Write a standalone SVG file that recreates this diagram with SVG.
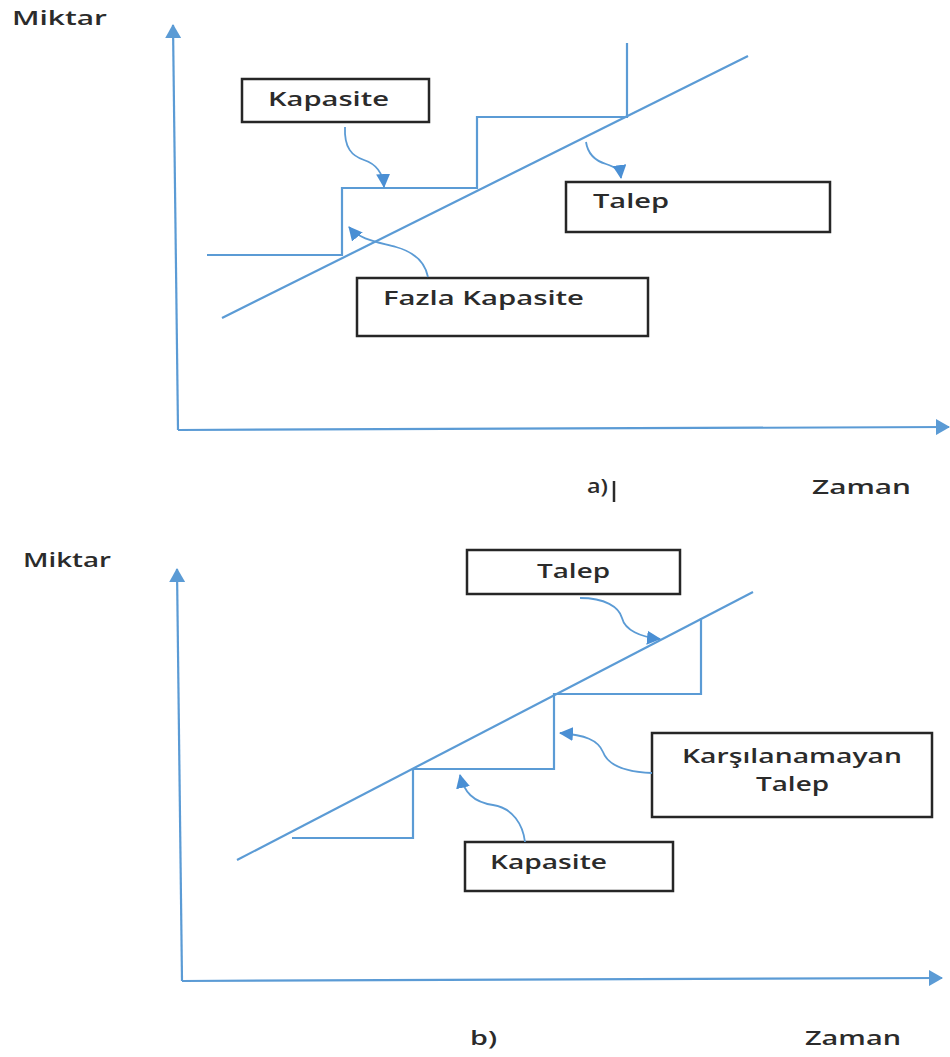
<svg xmlns="http://www.w3.org/2000/svg" width="950" height="1057" viewBox="0 0 950 1057">
  <style>
    .axis { fill: none; stroke: #5b9bd5; stroke-width: 2.2; }
    .curve { fill: none; stroke: #5b9bd5; stroke-width: 2.2; }
    .step { fill: none; stroke: #5b9bd5; stroke-width: 2.2; stroke-linejoin: miter; }
    .lead { fill: none; stroke: #5b9bd5; stroke-width: 1.8; }
    .box { fill: #ffffff; stroke: #262626; stroke-width: 2.5; }
    .lbl { font-family: "Open Sans", "Liberation Sans", sans-serif; font-weight: 600; font-size: 20px; fill: #2b2b2b; }
  </style>
  <defs>
    <marker id="axisHead" viewBox="0 0 14 16" refX="13" refY="8" markerWidth="14" markerHeight="16" markerUnits="userSpaceOnUse" orient="auto">
      <path d="M0,0 L14,8 L0,16 Z" fill="#5b9bd5"/>
    </marker>
    <marker id="leadHead" viewBox="0 0 14 14" refX="13" refY="7" markerWidth="14" markerHeight="14" markerUnits="userSpaceOnUse" orient="auto">
      <path d="M0,0 L14,7 L0,14 Z" fill="#4a8fd4"/>
    </marker>
  </defs>
  <rect width="950" height="1057" fill="#ffffff"/>

  <!-- Panel a -->
  <g id="panel-a">
    <g id="a-axes">
      <path class="axis" d="M178,430 L173,25" marker-end="url(#axisHead)"/>
      <path class="axis" d="M178,430 L949,427" marker-end="url(#axisHead)"/>
    </g>
    <g id="a-demand">
      <path class="curve" d="M222,318 L748,56"/>
    </g>
    <g id="a-capacity">
      <path class="step" d="M207,255 L342,255 L342,188 L477,188 L477,117 L627,117 L627,43"/>
    </g>
    <g id="a-kapasite">
      <rect class="box" x="242" y="79" width="187" height="43"/>
      <text class="lbl" x="268" y="106" textLength="121" lengthAdjust="spacingAndGlyphs">Kapasite</text>
    </g>
    <g id="a-talep">
      <rect class="box" x="566" y="182" width="264" height="50"/>
      <text class="lbl" x="593" y="208" textLength="76" lengthAdjust="spacingAndGlyphs">Talep</text>
    </g>
    <g id="a-fazla">
      <rect class="box" x="357" y="278" width="291" height="58"/>
      <text class="lbl" x="383" y="305" textLength="201" lengthAdjust="spacingAndGlyphs">Fazla Kapasite</text>
    </g>
    <g id="a-leaders">
      <path class="lead" d="M345,127 C344,148 352,156 364,160 C376,164 383,172 384,187" marker-end="url(#leadHead)"/>
      <path class="lead" d="M428,277 C425,262 414,252 396,247 C378,242 360,240 349,227" marker-end="url(#leadHead)"/>
      <path class="lead" d="M586,142 C588,155 596,161 606,164 C615,167 620,170 621,178" marker-end="url(#leadHead)"/>
    </g>
    <text class="lbl" x="587" y="493" textLength="21" lengthAdjust="spacingAndGlyphs">a)</text>
    <line x1="614" y1="481" x2="614" y2="502" stroke="#2b2b2b" stroke-width="2.5"/>
    <text class="lbl" x="812" y="494" textLength="99" lengthAdjust="spacingAndGlyphs">Zaman</text>
    <text class="lbl" x="12" y="25" textLength="95" lengthAdjust="spacingAndGlyphs">Miktar</text>
  </g>

  <!-- Panel b -->
  <g id="panel-b">
    <g id="b-axes">
      <path class="axis" d="M182,981 L177,569" marker-end="url(#axisHead)"/>
      <path class="axis" d="M182,981 L942,978" marker-end="url(#axisHead)"/>
    </g>
    <g id="b-demand">
      <path class="curve" d="M237,860 L753,592"/>
    </g>
    <g id="b-capacity">
      <path class="step" d="M292,838 L413,838 L413,769 L554,769 L554,694 L701,694 L701,618"/>
    </g>
    <g id="b-talep">
      <rect class="box" x="467" y="550" width="213" height="44"/>
      <text class="lbl" x="537" y="578" textLength="73" lengthAdjust="spacingAndGlyphs">Talep</text>
    </g>
    <g id="b-karsilanamayan">
      <rect class="box" x="652" y="733" width="280" height="84"/>
      <text class="lbl" x="682" y="763" textLength="220" lengthAdjust="spacingAndGlyphs">Karşılanamayan</text>
      <text class="lbl" x="756" y="791" textLength="73" lengthAdjust="spacingAndGlyphs">Talep</text>
    </g>
    <g id="b-kapasite">
      <rect class="box" x="465" y="842" width="208" height="49"/>
      <text class="lbl" x="490" y="869" textLength="117" lengthAdjust="spacingAndGlyphs">Kapasite</text>
    </g>
    <g id="b-leaders">
      <path class="lead" d="M580,598 C605,598 619,607 622,618 C625,630 640,637 660,639" marker-end="url(#leadHead)"/>
      <path class="lead" d="M652,773 C625,772 608,765 603,752 C598,740 585,735 560,733" marker-end="url(#leadHead)"/>
      <path class="lead" d="M525,842 C523,825 513,808 493,805 C473,802 464,792 460,775" marker-end="url(#leadHead)"/>
    </g>
    <text class="lbl" x="470" y="1045" textLength="27" lengthAdjust="spacingAndGlyphs">b)</text>
    <text class="lbl" x="805" y="1045" textLength="96" lengthAdjust="spacingAndGlyphs">Zaman</text>
    <text class="lbl" x="23" y="567" textLength="88" lengthAdjust="spacingAndGlyphs">Miktar</text>
  </g>
</svg>
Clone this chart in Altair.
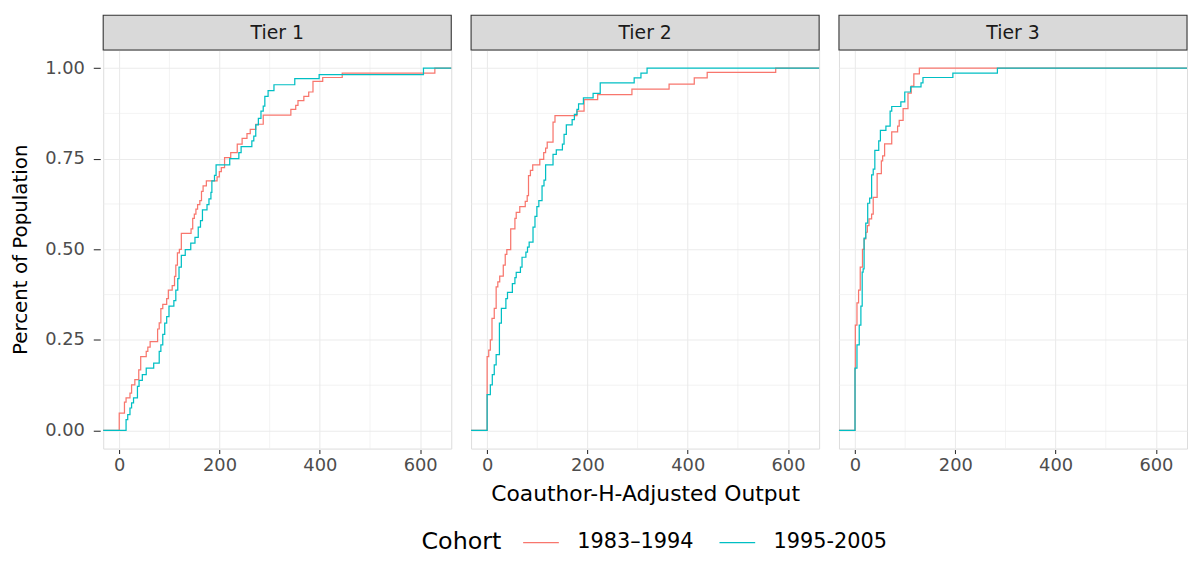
import altair as alt
import pandas as pd

TIERS = ["Tier 1", "Tier 2", "Tier 3"]
COHORTS = ["1983–1994", "1995-2005"]
COLORS = ["#F8766D", "#00BFC4"]

X_TICKS = [0, 200, 400, 600]
X_MINOR = [100, 300, 500]
Y_TICKS = [0.0, 0.25, 0.5, 0.75, 1.0]
Y_MINOR = [0.125, 0.375, 0.625, 0.875]
XMIN, XMAX = -32, 662
YMIN, YMAX = -0.05, 1.05

# Step positions (output value, cumulative share)
t1_a_x = [0.0, 10.4, 13.6, 21.4, 24.6, 31.1, 38.9, 42.8, 53.8, 57.0, 61.6, 76.5, 79.7, 83.0, 86.8, 94.6,
          97.9, 105.6, 110.2, 112.8, 116.0, 119.9, 123.8, 143.2, 146.5, 149.7, 152.9, 156.2, 160.7, 164.0,
          167.2, 173.7, 195.1, 199.6, 203.5, 210.0, 222.3, 235.3, 245.0, 254.7, 261.2, 272.2, 287.1, 342.2,
          351.9, 356.4, 368.1, 377.8, 386.3, 405.7, 444.6, 629.3]
t1_a_y = [0.048, 0.078, 0.09, 0.103, 0.126, 0.14, 0.167, 0.204, 0.218, 0.23, 0.245, 0.28, 0.297, 0.336, 0.348,
          0.364, 0.387, 0.40, 0.425, 0.456, 0.49, 0.50, 0.544, 0.556, 0.585, 0.597, 0.611, 0.623, 0.634, 0.66,
          0.675, 0.689, 0.70, 0.714, 0.725, 0.753, 0.767, 0.79, 0.806, 0.819, 0.831, 0.845, 0.87, 0.886,
          0.897, 0.91, 0.922, 0.934, 0.963, 0.974, 0.986, 1.0]
t1_b_x = [13.6, 16.9, 21.4, 24.6, 28.5, 36.3, 39.5, 46.0, 53.8, 68.7, 79.7, 83.0, 86.8, 90.7, 94.6, 99.2,
          108.9, 112.8, 116.7, 119.2, 123.8, 131.6, 142.6, 151.0, 157.5, 162.0, 165.9, 175.0, 178.9, 182.8,
          184.7, 189.9, 193.1, 220.3, 238.5, 243.0, 264.4, 268.3, 272.2, 277.4, 282.6, 287.1, 290.3, 296.8,
          308.5, 350.0, 398.6, 606.6]
t1_b_y = [0.03, 0.044, 0.062, 0.076, 0.09, 0.122, 0.138, 0.154, 0.172, 0.186, 0.218, 0.236, 0.265, 0.296,
          0.314, 0.343, 0.358, 0.387, 0.419, 0.451, 0.483, 0.499, 0.517, 0.533, 0.561, 0.579, 0.609, 0.623,
          0.639, 0.657, 0.689, 0.704, 0.733, 0.75, 0.767, 0.783, 0.799, 0.812, 0.843, 0.861, 0.881, 0.895,
          0.922, 0.938, 0.954, 0.971, 0.982, 1.0]
t2_a_x = [0.0, 3.2, 6.4, 9.7, 14.2, 18.0, 21.3, 25.1, 32.2, 36.1, 39.3, 47.0, 55.4, 58.0, 65.1, 76.0, 79.9,
          82.5, 86.3, 90.9, 105.0, 112.8, 116.6, 119.8, 131.4, 135.3, 179.1, 193.3, 220.4, 288.7, 362.8,
          413.0, 438.8, 575.4]
t2_a_y = [0.204, 0.222, 0.25, 0.309, 0.337, 0.396, 0.41, 0.426, 0.456, 0.486, 0.499, 0.556, 0.585, 0.602,
          0.618, 0.632, 0.648, 0.703, 0.718, 0.733, 0.748, 0.767, 0.779, 0.796, 0.851, 0.869, 0.881, 0.913,
          0.927, 0.942, 0.956, 0.973, 0.988, 1.0]
t2_b_x = [0.0, 6.4, 10.3, 14.2, 18.0, 24.5, 28.4, 37.4, 40.6, 50.3, 55.4, 58.0, 66.4, 69.6, 77.3, 80.5,
          83.8, 91.5, 95.4, 99.2, 103.1, 109.5, 113.4, 116.6, 131.4, 137.9, 150.1, 153.4, 157.9, 169.5,
          174.0, 179.1, 182.3, 192.0, 211.3, 225.5, 293.2, 306.7, 318.9]
t2_b_y = [0.099, 0.126, 0.154, 0.181, 0.209, 0.296, 0.337, 0.364, 0.381, 0.405, 0.422, 0.436, 0.451, 0.478,
          0.492, 0.506, 0.52, 0.561, 0.591, 0.618, 0.634, 0.675, 0.691, 0.733, 0.762, 0.774, 0.79, 0.817,
          0.843, 0.858, 0.872, 0.886, 0.901, 0.918, 0.93, 0.959, 0.973, 0.986, 1.0]
t3_a_x = [0.0, 0.6, 3.9, 7.1, 10.4, 14.9, 18.1, 21.4, 24.6, 27.9, 33.1, 36.3, 44.1, 52.5, 55.1, 59.0, 73.2,
          84.9, 88.1, 95.9, 105.6, 112.1, 117.3, 128.3]
t3_a_y = [0.17, 0.291, 0.352, 0.387, 0.451, 0.50, 0.529, 0.547, 0.565, 0.584, 0.597, 0.643, 0.709, 0.744,
          0.758, 0.791, 0.824, 0.84, 0.856, 0.888, 0.931, 0.95, 0.984, 1.0]
t3_b_x = [0.0, 3.9, 8.4, 11.7, 14.3, 16.2, 18.1, 21.4, 25.3, 29.2, 33.1, 36.3, 39.5, 47.3, 50.6, 61.6, 70.0,
          73.2, 91.4, 99.2, 110.8, 131.6, 135.5, 195.1, 283.9]
t3_b_y = [0.172, 0.236, 0.291, 0.343, 0.437, 0.446, 0.531, 0.572, 0.627, 0.641, 0.705, 0.721, 0.773, 0.799,
          0.828, 0.84, 0.881, 0.894, 0.907, 0.934, 0.948, 0.959, 0.974, 0.986, 1.0]

SERIES = {
    ("Tier 1", COHORTS[0]): (t1_a_x, t1_a_y),
    ("Tier 1", COHORTS[1]): (t1_b_x, t1_b_y),
    ("Tier 2", COHORTS[0]): (t2_a_x, t2_a_y),
    ("Tier 2", COHORTS[1]): (t2_b_x, t2_b_y),
    ("Tier 3", COHORTS[0]): (t3_a_x, t3_a_y),
    ("Tier 3", COHORTS[1]): (t3_b_x, t3_b_y),
}

rows = []
for (tier, cohort), (xs, ys) in SERIES.items():
    # ecdf padded to -Inf / +Inf like ggplot's stat_ecdf
    rows.append(dict(kind="ecdf", tier=tier, cohort=cohort, x=XMIN, y=0.0))
    for xv, yv in zip(xs, ys):
        rows.append(dict(kind="ecdf", tier=tier, cohort=cohort, x=xv, y=yv))
    rows.append(dict(kind="ecdf", tier=tier, cohort=cohort, x=XMAX, y=1.0))
for tier in TIERS:
    rows.append(dict(kind="strip", tier=tier, cohort=None, x=None, y=None))
    for v in X_MINOR:
        rows.append(dict(kind="vgrid", tier=tier, cohort=None, x=v, y=None))
    for v in Y_MINOR:
        rows.append(dict(kind="hgrid", tier=tier, cohort=None, x=None, y=v))
df = pd.DataFrame(rows)

W, H = 351, 402
FONT = "DejaVu Sans"
GRID = "#EBEBEB"
DARK = "#333333"

x_enc = alt.X(
    "x:Q",
    scale=alt.Scale(domain=[XMIN, XMAX], nice=False, zero=False),
    axis=alt.Axis(values=X_TICKS, format="d", title=None, grid=True, gridColor=GRID, gridWidth=1.1,
                  tickSize=4, tickColor=DARK, tickWidth=1.1, domain=False, labelFontSize=18,
                  labelColor="#4D4D4D", labelPadding=3, labelFont=FONT),
)
y_enc = alt.Y(
    "y:Q",
    scale=alt.Scale(domain=[YMIN, YMAX], nice=False, zero=False),
    axis=alt.Axis(values=Y_TICKS, format=".2f", title="Percent of Population", grid=True, gridColor=GRID,
                  gridWidth=1.1, tickSize=7, tickColor=DARK, tickWidth=1.1, domain=False, labelFontSize=18,
                  labelColor="#4D4D4D", labelPadding=9, labelFont=FONT, titleFont=FONT, titleFontSize=20,
                  titleFontWeight="normal", titleColor="black", titlePadding=14),
)

vminor = alt.Chart().mark_rule(color=GRID, strokeWidth=0.6).encode(
    x=x_enc, y=alt.value(0), y2=alt.value(H)
).transform_filter(alt.datum.kind == "vgrid")

hminor = alt.Chart().mark_rule(color=GRID, strokeWidth=0.6).encode(
    y=y_enc, x=alt.value(0), x2=alt.value(W)
).transform_filter(alt.datum.kind == "hgrid")

lines = alt.Chart().mark_line(interpolate="step-after", strokeWidth=1.25).encode(
    x=x_enc,
    y=y_enc,
    color=alt.Color(
        "cohort:N",
        scale=alt.Scale(domain=COHORTS, range=COLORS),
        legend=alt.Legend(title="Cohort", orient="none", legendX=321, legendY=486, direction="horizontal",
                          titleOrient="left", titleFont=FONT, titleFontSize=24, titleFontWeight="normal",
                          titleColor="black", labelFont=FONT, labelFontSize=21, labelColor="black",
                          symbolType="M-2,0L2,0", symbolSize=324, symbolStrokeWidth=1.3, labelOffset=26,
                          columnPadding=22, titlePadding=29, padding=0),
    ),
).transform_filter(alt.datum.kind == "ecdf")

strip = alt.Chart().mark_rect(fill="#D9D9D9", stroke=DARK, strokeWidth=1.1).encode(
    x=alt.value(0), x2=alt.value(W), y=alt.value(-35), y2=alt.value(0)
).transform_filter(alt.datum.kind == "strip")

strip_text = alt.Chart().mark_text(font=FONT, fontSize=19, color="#1A1A1A", baseline="middle").encode(
    x=alt.value(W / 2), y=alt.value(-17), text="tier:N"
).transform_filter(alt.datum.kind == "strip")

panel = alt.layer(vminor, hminor, lines, strip, strip_text, data=df).properties(width=W, height=H)

chart = panel.facet(
    column=alt.Column(
        "tier:N",
        sort=TIERS,
        header=alt.Header(labels=False, title="Coauthor-H-Adjusted Output", titleOrient="bottom",
                          titleFont=FONT, titleFontSize=22, titleFontWeight="normal", titleColor="black",
                          titlePadding=0),
    ),
    spacing=14,
).configure_view(stroke=DARK, strokeWidth=1.1).configure(
    font=FONT, padding={"left": 2, "top": 3, "right": 0, "bottom": 0}
)

chart.save("out.html", embed_options={"renderer": "svg", "actions": False})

EXERCISE:
Transcribe, exactly as written, the lines starting at the one with "Clone this chart in Altair." and ending at the one with "YMIN, YMAX = -0.05, 1.05", and nothing more. Pictures are not part of the copy.

SOLUTION FOR THIS EXERCISE:
Clone this chart in Altair.
import altair as alt
import pandas as pd

TIERS = ["Tier 1", "Tier 2", "Tier 3"]
COHORTS = ["1983–1994", "1995-2005"]
COLORS = ["#F8766D", "#00BFC4"]

X_TICKS = [0, 200, 400, 600]
X_MINOR = [100, 300, 500]
Y_TICKS = [0.0, 0.25, 0.5, 0.75, 1.0]
Y_MINOR = [0.125, 0.375, 0.625, 0.875]
XMIN, XMAX = -32, 662
YMIN, YMAX = -0.05, 1.05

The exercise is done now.